• Work to do
Quote the lines that run from the line containing "Recreate this image" down to the line containing "solid_capstyle='round', solid_joinstyle='round', zorder=3)". Include both of those lines, reproduce each exactly, and omit everything else.

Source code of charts
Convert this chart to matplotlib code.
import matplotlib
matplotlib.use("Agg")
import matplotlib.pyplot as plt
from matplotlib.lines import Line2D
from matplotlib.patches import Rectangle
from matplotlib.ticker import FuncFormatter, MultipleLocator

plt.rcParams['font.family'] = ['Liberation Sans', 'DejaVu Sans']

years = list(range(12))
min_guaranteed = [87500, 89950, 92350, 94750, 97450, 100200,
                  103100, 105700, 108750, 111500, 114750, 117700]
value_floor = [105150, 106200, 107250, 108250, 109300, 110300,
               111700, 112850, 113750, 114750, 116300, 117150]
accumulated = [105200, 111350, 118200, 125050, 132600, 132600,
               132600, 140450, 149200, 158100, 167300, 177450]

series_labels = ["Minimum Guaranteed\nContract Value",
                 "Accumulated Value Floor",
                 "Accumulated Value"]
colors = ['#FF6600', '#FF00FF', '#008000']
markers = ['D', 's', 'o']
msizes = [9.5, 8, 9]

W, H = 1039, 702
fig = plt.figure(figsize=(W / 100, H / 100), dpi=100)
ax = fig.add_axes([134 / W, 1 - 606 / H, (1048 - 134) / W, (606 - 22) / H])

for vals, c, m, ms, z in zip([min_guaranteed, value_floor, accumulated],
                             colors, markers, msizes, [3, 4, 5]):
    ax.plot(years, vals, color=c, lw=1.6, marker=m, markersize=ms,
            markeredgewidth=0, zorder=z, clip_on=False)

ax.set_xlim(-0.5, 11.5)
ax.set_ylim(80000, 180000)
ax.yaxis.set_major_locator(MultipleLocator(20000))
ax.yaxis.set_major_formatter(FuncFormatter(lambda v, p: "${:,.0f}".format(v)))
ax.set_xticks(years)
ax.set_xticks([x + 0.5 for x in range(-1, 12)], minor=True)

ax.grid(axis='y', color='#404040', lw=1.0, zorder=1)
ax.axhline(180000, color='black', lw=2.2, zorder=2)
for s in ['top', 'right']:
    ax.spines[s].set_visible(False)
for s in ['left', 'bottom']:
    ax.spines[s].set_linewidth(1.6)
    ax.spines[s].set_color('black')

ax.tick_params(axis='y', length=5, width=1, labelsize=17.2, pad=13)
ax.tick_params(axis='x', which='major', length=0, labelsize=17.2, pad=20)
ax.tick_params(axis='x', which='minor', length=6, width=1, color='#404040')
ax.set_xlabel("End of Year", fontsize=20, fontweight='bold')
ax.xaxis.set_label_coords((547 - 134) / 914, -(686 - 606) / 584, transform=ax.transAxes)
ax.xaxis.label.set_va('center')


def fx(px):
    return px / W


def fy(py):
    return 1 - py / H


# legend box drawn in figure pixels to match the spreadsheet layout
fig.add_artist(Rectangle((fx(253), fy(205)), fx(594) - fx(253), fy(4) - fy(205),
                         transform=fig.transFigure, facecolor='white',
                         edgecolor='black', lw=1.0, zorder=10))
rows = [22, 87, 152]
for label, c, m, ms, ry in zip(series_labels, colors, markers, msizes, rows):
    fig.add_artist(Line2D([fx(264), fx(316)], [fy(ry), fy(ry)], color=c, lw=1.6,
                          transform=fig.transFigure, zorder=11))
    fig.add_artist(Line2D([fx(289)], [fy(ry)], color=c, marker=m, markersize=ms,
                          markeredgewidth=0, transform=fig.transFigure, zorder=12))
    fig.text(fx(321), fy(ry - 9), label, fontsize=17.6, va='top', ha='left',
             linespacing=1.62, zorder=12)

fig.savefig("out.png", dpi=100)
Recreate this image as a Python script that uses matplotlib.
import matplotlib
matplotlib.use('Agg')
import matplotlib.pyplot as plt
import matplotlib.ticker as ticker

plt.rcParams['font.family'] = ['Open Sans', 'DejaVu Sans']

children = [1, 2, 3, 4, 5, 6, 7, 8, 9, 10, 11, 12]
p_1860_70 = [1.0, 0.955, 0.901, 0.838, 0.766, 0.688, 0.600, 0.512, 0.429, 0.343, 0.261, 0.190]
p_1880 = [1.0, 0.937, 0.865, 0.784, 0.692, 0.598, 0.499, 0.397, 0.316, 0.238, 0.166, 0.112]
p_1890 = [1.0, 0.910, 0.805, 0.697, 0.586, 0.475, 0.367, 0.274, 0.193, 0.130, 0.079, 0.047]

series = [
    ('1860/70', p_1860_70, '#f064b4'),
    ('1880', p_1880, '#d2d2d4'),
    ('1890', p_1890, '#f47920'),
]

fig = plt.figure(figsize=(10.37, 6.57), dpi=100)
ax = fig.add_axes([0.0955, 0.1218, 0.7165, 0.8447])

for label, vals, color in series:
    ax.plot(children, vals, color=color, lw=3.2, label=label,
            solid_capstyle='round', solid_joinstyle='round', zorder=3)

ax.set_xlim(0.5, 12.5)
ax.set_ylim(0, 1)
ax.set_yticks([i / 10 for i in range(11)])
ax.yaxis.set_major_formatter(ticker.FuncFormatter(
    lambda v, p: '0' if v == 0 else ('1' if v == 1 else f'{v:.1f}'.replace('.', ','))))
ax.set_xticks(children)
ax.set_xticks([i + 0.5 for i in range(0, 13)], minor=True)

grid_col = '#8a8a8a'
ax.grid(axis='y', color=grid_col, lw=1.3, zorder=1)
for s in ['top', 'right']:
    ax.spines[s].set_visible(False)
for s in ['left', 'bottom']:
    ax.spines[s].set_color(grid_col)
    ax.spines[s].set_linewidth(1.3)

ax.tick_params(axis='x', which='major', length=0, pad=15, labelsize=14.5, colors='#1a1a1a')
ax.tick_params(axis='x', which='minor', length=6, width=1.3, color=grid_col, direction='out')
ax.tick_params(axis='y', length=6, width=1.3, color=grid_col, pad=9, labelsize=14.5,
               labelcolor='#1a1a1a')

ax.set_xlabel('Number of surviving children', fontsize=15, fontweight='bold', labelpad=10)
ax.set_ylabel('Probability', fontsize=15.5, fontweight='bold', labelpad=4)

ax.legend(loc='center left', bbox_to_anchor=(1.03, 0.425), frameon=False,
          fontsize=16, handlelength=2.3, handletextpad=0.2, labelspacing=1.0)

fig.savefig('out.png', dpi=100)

• Finished exercise
Recreate this image as a Python script that uses matplotlib.
import matplotlib
matplotlib.use('Agg')
import matplotlib.pyplot as plt
import matplotlib.ticker as ticker

plt.rcParams['font.family'] = ['Open Sans', 'DejaVu Sans']

children = [1, 2, 3, 4, 5, 6, 7, 8, 9, 10, 11, 12]
p_1860_70 = [1.0, 0.955, 0.901, 0.838, 0.766, 0.688, 0.600, 0.512, 0.429, 0.343, 0.261, 0.190]
p_1880 = [1.0, 0.937, 0.865, 0.784, 0.692, 0.598, 0.499, 0.397, 0.316, 0.238, 0.166, 0.112]
p_1890 = [1.0, 0.910, 0.805, 0.697, 0.586, 0.475, 0.367, 0.274, 0.193, 0.130, 0.079, 0.047]

series = [
    ('1860/70', p_1860_70, '#f064b4'),
    ('1880', p_1880, '#d2d2d4'),
    ('1890', p_1890, '#f47920'),
]

fig = plt.figure(figsize=(10.37, 6.57), dpi=100)
ax = fig.add_axes([0.0955, 0.1218, 0.7165, 0.8447])

for label, vals, color in series:
    ax.plot(children, vals, color=color, lw=3.2, label=label,
            solid_capstyle='round', solid_joinstyle='round', zorder=3)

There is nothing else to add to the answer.